GIVEN EXERCISE
Don't include pictures. Quote the lines below from the first through the line that contains "(loop) at (8,845);".

DATASET CONTENT
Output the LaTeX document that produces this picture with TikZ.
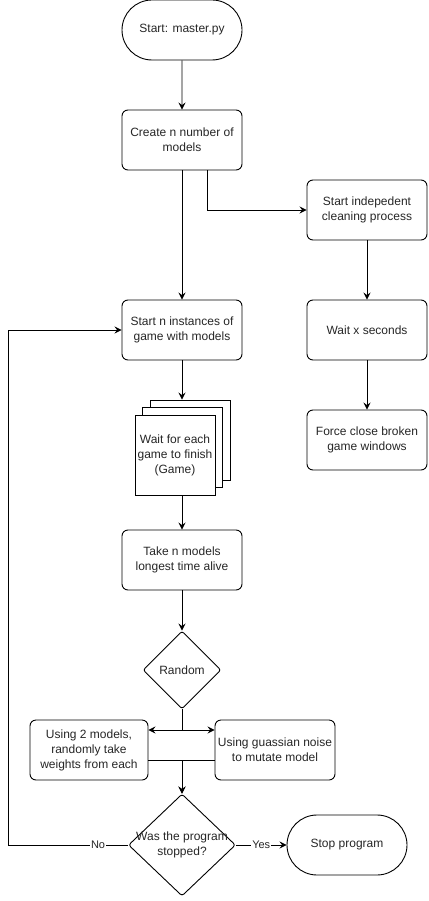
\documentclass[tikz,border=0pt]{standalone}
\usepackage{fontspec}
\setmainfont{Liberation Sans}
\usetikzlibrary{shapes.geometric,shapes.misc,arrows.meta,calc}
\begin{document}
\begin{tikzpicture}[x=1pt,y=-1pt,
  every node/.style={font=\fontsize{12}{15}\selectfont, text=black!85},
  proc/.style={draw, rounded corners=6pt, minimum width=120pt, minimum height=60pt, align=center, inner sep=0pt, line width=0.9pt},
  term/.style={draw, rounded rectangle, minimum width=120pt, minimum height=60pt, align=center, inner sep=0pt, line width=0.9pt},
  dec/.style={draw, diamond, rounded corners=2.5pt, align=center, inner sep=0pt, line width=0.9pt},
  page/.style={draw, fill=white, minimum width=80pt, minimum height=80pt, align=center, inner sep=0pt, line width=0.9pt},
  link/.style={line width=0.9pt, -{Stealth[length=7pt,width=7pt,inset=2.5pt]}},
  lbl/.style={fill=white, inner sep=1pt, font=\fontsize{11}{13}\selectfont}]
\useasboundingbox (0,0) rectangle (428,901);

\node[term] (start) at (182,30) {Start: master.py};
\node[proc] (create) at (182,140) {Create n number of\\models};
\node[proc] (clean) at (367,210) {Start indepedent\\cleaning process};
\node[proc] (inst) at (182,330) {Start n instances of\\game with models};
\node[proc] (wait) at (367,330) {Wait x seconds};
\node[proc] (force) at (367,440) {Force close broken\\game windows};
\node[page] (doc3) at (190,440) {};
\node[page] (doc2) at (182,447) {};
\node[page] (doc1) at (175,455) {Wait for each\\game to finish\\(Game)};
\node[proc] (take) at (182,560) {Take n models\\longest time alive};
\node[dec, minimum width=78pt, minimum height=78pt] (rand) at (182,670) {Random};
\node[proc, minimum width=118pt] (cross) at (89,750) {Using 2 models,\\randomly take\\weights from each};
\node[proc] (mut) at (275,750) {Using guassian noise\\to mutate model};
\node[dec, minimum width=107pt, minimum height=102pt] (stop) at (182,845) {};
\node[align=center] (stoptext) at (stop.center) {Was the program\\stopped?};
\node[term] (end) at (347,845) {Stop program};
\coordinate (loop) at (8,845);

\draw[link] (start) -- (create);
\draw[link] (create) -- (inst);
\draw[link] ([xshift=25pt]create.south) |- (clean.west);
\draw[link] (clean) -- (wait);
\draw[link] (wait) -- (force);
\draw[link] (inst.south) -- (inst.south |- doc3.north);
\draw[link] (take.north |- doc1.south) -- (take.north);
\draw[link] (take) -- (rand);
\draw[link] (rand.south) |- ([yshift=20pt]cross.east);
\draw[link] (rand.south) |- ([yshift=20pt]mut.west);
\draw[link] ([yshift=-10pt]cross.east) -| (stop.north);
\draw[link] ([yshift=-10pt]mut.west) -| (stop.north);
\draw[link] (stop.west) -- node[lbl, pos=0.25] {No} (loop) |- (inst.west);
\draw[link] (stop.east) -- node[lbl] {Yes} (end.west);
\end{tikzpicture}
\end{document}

ANSWER IN FULL
Output the LaTeX document that produces this picture with TikZ.
\documentclass[tikz,border=0pt]{standalone}
\usepackage{fontspec}
\setmainfont{Liberation Sans}
\usetikzlibrary{shapes.geometric,shapes.misc,arrows.meta,calc}
\begin{document}
\begin{tikzpicture}[x=1pt,y=-1pt,
  every node/.style={font=\fontsize{12}{15}\selectfont, text=black!85},
  proc/.style={draw, rounded corners=6pt, minimum width=120pt, minimum height=60pt, align=center, inner sep=0pt, line width=0.9pt},
  term/.style={draw, rounded rectangle, minimum width=120pt, minimum height=60pt, align=center, inner sep=0pt, line width=0.9pt},
  dec/.style={draw, diamond, rounded corners=2.5pt, align=center, inner sep=0pt, line width=0.9pt},
  page/.style={draw, fill=white, minimum width=80pt, minimum height=80pt, align=center, inner sep=0pt, line width=0.9pt},
  link/.style={line width=0.9pt, -{Stealth[length=7pt,width=7pt,inset=2.5pt]}},
  lbl/.style={fill=white, inner sep=1pt, font=\fontsize{11}{13}\selectfont}]
\useasboundingbox (0,0) rectangle (428,901);

\node[term] (start) at (182,30) {Start: master.py};
\node[proc] (create) at (182,140) {Create n number of\\models};
\node[proc] (clean) at (367,210) {Start indepedent\\cleaning process};
\node[proc] (inst) at (182,330) {Start n instances of\\game with models};
\node[proc] (wait) at (367,330) {Wait x seconds};
\node[proc] (force) at (367,440) {Force close broken\\game windows};
\node[page] (doc3) at (190,440) {};
\node[page] (doc2) at (182,447) {};
\node[page] (doc1) at (175,455) {Wait for each\\game to finish\\(Game)};
\node[proc] (take) at (182,560) {Take n models\\longest time alive};
\node[dec, minimum width=78pt, minimum height=78pt] (rand) at (182,670) {Random};
\node[proc, minimum width=118pt] (cross) at (89,750) {Using 2 models,\\randomly take\\weights from each};
\node[proc] (mut) at (275,750) {Using guassian noise\\to mutate model};
\node[dec, minimum width=107pt, minimum height=102pt] (stop) at (182,845) {};
\node[align=center] (stoptext) at (stop.center) {Was the program\\stopped?};
\node[term] (end) at (347,845) {Stop program};
\coordinate (loop) at (8,845);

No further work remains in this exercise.